How Does an OCR Work?
OCRs may range in specific functions but they generally work the same way: You import an image file into the OCR. Then, the OCR program locates and recognizes characters such as English letters, numbers, and symbols (e.g. !#^&), and exports the text it finds into a new document. Some advanced OCRs will even try to find and export the size and formatting settings of the text in the image.
OCRs also have pattern recognition to detect commonalities in the text that it’s scanning. The letter “K” for example, may look one way when I write it but an entirely different way when you write it. But an OCR can detect patterns in the letters we write to determine what the letter is. Let’s say we both write this sentence:
“Lucky Luke likes lakes.”
If you took an image of that sentence and imported it into an OCR, the OCR will notice that the letter K is used 4 times in this sentence. You probably wrote that letter the same way all 4 times and will continue to write it that way in the rest of the document that the OCR is scanning. The OCR will also use this sentence to determine how you write the letter “L,” “l,” and more. OCRs cross-reference letters across different instances to make a more accurate digital version of an image.

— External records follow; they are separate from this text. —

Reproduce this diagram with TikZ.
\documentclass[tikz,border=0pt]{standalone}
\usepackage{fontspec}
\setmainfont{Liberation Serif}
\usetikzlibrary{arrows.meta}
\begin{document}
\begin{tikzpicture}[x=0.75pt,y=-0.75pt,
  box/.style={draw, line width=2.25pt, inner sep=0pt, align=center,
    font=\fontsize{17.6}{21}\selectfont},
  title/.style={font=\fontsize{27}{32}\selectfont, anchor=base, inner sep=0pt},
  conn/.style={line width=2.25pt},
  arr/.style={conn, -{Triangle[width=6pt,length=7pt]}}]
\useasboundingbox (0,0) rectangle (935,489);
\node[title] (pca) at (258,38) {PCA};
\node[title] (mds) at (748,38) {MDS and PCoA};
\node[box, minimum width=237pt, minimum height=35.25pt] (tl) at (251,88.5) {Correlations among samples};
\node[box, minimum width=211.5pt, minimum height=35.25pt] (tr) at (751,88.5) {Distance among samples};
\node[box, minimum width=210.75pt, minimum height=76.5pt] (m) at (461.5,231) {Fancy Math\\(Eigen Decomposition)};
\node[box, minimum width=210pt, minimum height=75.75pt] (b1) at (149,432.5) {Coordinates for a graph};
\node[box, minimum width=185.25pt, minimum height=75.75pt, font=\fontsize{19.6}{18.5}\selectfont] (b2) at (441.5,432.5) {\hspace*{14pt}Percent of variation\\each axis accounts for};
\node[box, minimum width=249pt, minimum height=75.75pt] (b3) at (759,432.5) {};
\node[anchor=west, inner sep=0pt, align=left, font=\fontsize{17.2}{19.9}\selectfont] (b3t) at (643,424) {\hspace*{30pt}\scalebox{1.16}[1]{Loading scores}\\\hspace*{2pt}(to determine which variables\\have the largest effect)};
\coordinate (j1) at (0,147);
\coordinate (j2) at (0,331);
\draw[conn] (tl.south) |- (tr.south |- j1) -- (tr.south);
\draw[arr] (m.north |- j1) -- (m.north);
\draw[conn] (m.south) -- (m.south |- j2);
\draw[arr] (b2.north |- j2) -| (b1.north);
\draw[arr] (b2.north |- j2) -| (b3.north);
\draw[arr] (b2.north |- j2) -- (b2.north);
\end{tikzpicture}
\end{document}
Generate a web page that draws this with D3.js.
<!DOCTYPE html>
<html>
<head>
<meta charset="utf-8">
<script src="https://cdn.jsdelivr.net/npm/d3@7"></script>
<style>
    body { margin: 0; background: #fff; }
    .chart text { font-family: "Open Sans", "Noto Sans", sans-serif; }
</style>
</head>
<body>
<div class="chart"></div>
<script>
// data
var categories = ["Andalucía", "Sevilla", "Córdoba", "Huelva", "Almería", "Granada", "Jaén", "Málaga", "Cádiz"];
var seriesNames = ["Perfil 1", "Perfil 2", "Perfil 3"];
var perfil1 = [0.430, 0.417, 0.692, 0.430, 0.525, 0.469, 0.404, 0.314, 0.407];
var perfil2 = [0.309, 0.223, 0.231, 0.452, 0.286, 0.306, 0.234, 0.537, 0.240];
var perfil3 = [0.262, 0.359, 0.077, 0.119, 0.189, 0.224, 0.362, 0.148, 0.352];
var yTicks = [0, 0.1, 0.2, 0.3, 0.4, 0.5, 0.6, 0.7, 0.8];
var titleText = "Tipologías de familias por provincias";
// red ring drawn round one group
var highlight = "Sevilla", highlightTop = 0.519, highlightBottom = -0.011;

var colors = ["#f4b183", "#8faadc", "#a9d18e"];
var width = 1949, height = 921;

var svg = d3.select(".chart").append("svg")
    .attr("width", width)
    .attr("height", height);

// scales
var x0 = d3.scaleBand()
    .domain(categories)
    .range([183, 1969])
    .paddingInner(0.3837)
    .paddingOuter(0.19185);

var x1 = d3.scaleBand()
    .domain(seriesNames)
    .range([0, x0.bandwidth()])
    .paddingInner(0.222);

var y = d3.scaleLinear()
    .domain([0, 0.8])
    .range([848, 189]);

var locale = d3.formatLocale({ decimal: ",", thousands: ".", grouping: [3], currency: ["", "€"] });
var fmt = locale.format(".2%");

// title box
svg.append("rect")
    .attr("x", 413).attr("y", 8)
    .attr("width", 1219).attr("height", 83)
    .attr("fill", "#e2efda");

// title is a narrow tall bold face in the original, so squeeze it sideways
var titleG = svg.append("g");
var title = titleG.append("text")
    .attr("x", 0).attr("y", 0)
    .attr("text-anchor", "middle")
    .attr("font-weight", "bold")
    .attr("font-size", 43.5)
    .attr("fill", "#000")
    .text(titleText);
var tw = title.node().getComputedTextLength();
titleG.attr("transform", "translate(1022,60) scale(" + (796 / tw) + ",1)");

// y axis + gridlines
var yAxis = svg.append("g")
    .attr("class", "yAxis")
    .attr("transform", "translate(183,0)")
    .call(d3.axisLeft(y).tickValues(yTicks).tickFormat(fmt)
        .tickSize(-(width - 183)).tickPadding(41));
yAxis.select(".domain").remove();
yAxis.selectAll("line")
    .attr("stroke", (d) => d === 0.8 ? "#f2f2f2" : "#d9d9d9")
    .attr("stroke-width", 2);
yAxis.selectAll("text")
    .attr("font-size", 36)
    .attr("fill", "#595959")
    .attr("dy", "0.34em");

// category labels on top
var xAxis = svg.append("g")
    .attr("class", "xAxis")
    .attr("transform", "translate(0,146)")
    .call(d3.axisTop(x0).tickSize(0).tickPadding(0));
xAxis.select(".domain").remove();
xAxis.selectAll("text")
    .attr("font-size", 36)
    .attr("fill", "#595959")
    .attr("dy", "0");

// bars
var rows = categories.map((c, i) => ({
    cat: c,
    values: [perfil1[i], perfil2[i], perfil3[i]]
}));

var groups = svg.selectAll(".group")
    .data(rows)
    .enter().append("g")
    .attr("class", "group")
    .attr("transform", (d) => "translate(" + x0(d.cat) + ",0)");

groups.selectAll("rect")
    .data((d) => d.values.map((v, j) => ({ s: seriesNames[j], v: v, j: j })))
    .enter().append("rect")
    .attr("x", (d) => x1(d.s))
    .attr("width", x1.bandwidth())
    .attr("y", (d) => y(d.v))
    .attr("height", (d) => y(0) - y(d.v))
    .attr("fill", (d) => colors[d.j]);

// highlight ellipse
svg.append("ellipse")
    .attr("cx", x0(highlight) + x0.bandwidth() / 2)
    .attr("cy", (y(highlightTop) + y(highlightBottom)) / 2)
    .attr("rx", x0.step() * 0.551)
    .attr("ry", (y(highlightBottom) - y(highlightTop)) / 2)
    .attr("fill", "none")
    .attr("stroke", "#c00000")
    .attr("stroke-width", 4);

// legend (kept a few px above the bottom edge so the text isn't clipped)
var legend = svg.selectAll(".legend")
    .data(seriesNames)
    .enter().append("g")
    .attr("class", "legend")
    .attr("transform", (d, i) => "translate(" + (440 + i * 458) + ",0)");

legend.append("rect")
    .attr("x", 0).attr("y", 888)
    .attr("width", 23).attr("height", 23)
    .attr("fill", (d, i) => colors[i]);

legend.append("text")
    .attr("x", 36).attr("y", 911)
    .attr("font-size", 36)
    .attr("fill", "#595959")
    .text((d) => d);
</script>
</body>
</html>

The success rate, or how accurate the text is to the original document, of an OCR will be determined by the quality of the image you import. If your image isn’t taken on a good camera or is low-resolution, the OCR may struggle to produce an accurate document.
OCRs are used a lot in the real world. Some apps on your phone can take pictures of physical notes you made and convert them to digital text. The U.S. Postal Service uses OCRs to read letter addresses and sort mail more effectively.
Why Use Optical Character Recognition?
You may be wondering why you need to know about OCRs and what you would want to use them for. OCRs are particularly useful when you want to edit and interact with a piece of text more effectively. If you have physical notes, you can’t use the CTRL + F to search for specific words or phrases. If you made a mistake in your notes or need to add something new, it’s much easier to make a change in a digital document than a physical one.
OCRs are also useful if you receive a piece of text that’s difficult to read. An OCR can scan that piece of text and convert it into a digital document that’s much easier to read. You can then increase the font size of that text to make it even more decipherable.
While the PDF file format isn’t necessarily an “image,” it also isn’t an editable doc. PDFs are designed to maintain their formatting settings across any device to be easy to read and access no matter what. If you want to edit the text in a PDF, however, you’ll either need to use a PDF reader or convert the PDF to an editable doc. If you choose the latter option, an OCR like PDF.Live scans the PDF and creates a new document with the text from the original PDF that you can then edit.